■ **What to do**: Reproduce every line of the material below, but drop the pictures.
--- Start Dataset extract ---
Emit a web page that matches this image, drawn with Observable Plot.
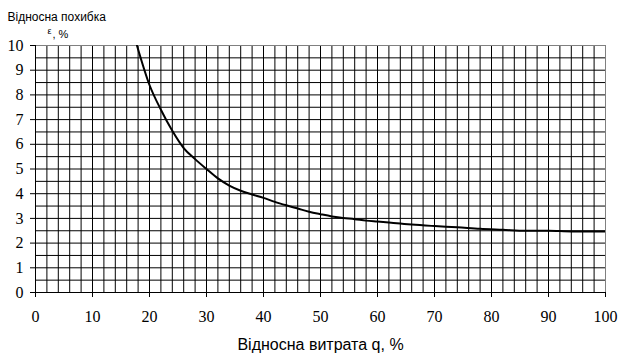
<!DOCTYPE html>
<html><head><meta charset="utf-8">
<script src="https://cdn.jsdelivr.net/npm/d3@7"></script>
<script src="https://cdn.jsdelivr.net/npm/@observablehq/plot@0.6"></script>
<style>body{margin:0;background:#fff}</style>
</head><body><div id="chart"></div>
<script>
const flowRate = [17.8, 20, 22, 24, 26, 28, 30, 32, 34, 36, 38, 40, 42, 44, 46, 48, 50, 52, 54, 56, 58, 60, 62, 64, 66, 70, 74, 78, 82, 86, 90, 94, 100];
const relError = [10, 8.4, 7.4, 6.55, 5.85, 5.4, 5.0, 4.62, 4.33, 4.12, 3.97, 3.83, 3.67, 3.53, 3.4, 3.27, 3.17, 3.08, 3.02, 2.97, 2.91, 2.87, 2.83, 2.79, 2.75, 2.69, 2.64, 2.58, 2.54, 2.5, 2.5, 2.47, 2.47];
const xTicks = [0, 10, 20, 30, 40, 50, 60, 70, 80, 90, 100];
const yTicks = [0, 1, 2, 3, 4, 5, 6, 7, 8, 9, 10];
const xGrid = d3.range(2, 100, 2);
const yGrid = d3.range(0.5, 10, 0.5);
const xTitle = "Відносна витрата q, %";
const yTitle = "Відносна похибка";
const yVar = "ε";
const yUnit = ", %";

const data = flowRate.map((q, i) => ({q, e: relError[i]}));
const sans = "Liberation Sans, Arial, sans-serif";
const serif = "Liberation Serif, Times New Roman, serif";

const plot = Plot.plot({
  width: 624, height: 362,
  marginLeft: 35, marginRight: 19, marginTop: 45, marginBottom: 70,
  style: {background: "#fff", fontFamily: serif, fontSize: "16px", color: "#000"},
  x: {domain: [0, 100]},
  y: {domain: [0, 10]},
  marks: [
    Plot.gridX(xGrid, {stroke: "#000", strokeOpacity: 1}),
    Plot.gridY(yGrid, {stroke: "#000", strokeOpacity: 1}),
    Plot.frame({stroke: "#808080"}),
    Plot.ruleX([0], {stroke: "#000"}),
    Plot.ruleY([0], {stroke: "#000"}),
    Plot.axisX(xTicks, {tickSize: 5, tickPadding: 13, fontSize: 16, fontFamily: serif, label: null}),
    Plot.axisY(yTicks, {tickSize: 5, tickPadding: 7, fontSize: 16, fontFamily: serif, label: null}),
    Plot.line(data, {x: "q", y: "e", stroke: "#000", strokeWidth: 2, curve: "monotone-x", clip: true}),
    Plot.text([yTitle], {text: d => d, frameAnchor: "top-left", dx: -28, dy: -24.3, textAnchor: "start", lineAnchor: "bottom", fontFamily: sans, fontSize: 12}),
    Plot.text([yVar], {text: d => d, frameAnchor: "top-left", dx: 12, dy: -11.5, textAnchor: "start", lineAnchor: "bottom", fontFamily: sans, fontSize: 9}),
    Plot.text([yUnit], {text: d => d, frameAnchor: "top-left", dx: 17, dy: -8, textAnchor: "start", lineAnchor: "bottom", fontFamily: sans, fontSize: 11}),
    Plot.text([xTitle], {text: d => d, frameAnchor: "bottom", dy: 57, textAnchor: "middle", lineAnchor: "bottom", fontFamily: sans, fontSize: 16})
  ]
});
document.getElementById("chart").append(plot);
</script>
</body></html>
--- End Dataset extract ---
■ **Solution to this problem**:
Emit a web page that matches this image, drawn with Observable Plot.
<!DOCTYPE html>
<html><head><meta charset="utf-8">
<script src="https://cdn.jsdelivr.net/npm/d3@7"></script>
<script src="https://cdn.jsdelivr.net/npm/@observablehq/plot@0.6"></script>
<style>body{margin:0;background:#fff}</style>
</head><body><div id="chart"></div>
<script>
const flowRate = [17.8, 20, 22, 24, 26, 28, 30, 32, 34, 36, 38, 40, 42, 44, 46, 48, 50, 52, 54, 56, 58, 60, 62, 64, 66, 70, 74, 78, 82, 86, 90, 94, 100];
const relError = [10, 8.4, 7.4, 6.55, 5.85, 5.4, 5.0, 4.62, 4.33, 4.12, 3.97, 3.83, 3.67, 3.53, 3.4, 3.27, 3.17, 3.08, 3.02, 2.97, 2.91, 2.87, 2.83, 2.79, 2.75, 2.69, 2.64, 2.58, 2.54, 2.5, 2.5, 2.47, 2.47];
const xTicks = [0, 10, 20, 30, 40, 50, 60, 70, 80, 90, 100];
const yTicks = [0, 1, 2, 3, 4, 5, 6, 7, 8, 9, 10];
const xGrid = d3.range(2, 100, 2);
const yGrid = d3.range(0.5, 10, 0.5);
const xTitle = "Відносна витрата q, %";
const yTitle = "Відносна похибка";
const yVar = "ε";
const yUnit = ", %";

const data = flowRate.map((q, i) => ({q, e: relError[i]}));
const sans = "Liberation Sans, Arial, sans-serif";
const serif = "Liberation Serif, Times New Roman, serif";

const plot = Plot.plot({
  width: 624, height: 362,
  marginLeft: 35, marginRight: 19, marginTop: 45, marginBottom: 70,
  style: {background: "#fff", fontFamily: serif, fontSize: "16px", color: "#000"},
  x: {domain: [0, 100]},
  y: {domain: [0, 10]},
  marks: [
    Plot.gridX(xGrid, {stroke: "#000", strokeOpacity: 1}),
    Plot.gridY(yGrid, {stroke: "#000", strokeOpacity: 1}),
    Plot.frame({stroke: "#808080"}),
    Plot.ruleX([0], {stroke: "#000"}),
    Plot.ruleY([0], {stroke: "#000"}),
    Plot.axisX(xTicks, {tickSize: 5, tickPadding: 13, fontSize: 16, fontFamily: serif, label: null}),
    Plot.axisY(yTicks, {tickSize: 5, tickPadding: 7, fontSize: 16, fontFamily: serif, label: null}),
    Plot.line(data, {x: "q", y: "e", stroke: "#000", strokeWidth: 2, curve: "monotone-x", clip: true}),
    Plot.text([yTitle], {text: d => d, frameAnchor: "top-left", dx: -28, dy: -24.3, textAnchor: "start", lineAnchor: "bottom", fontFamily: sans, fontSize: 12}),
    Plot.text([yVar], {text: d => d, frameAnchor: "top-left", dx: 12, dy: -11.5, textAnchor: "start", lineAnchor: "bottom", fontFamily: sans, fontSize: 9}),
    Plot.text([yUnit], {text: d => d, frameAnchor: "top-left", dx: 17, dy: -8, textAnchor: "start", lineAnchor: "bottom", fontFamily: sans, fontSize: 11}),
    Plot.text([xTitle], {text: d => d, frameAnchor: "bottom", dy: 57, textAnchor: "middle", lineAnchor: "bottom", fontFamily: sans, fontSize: 16})
  ]
});
document.getElementById("chart").append(plot);
</script>
</body></html>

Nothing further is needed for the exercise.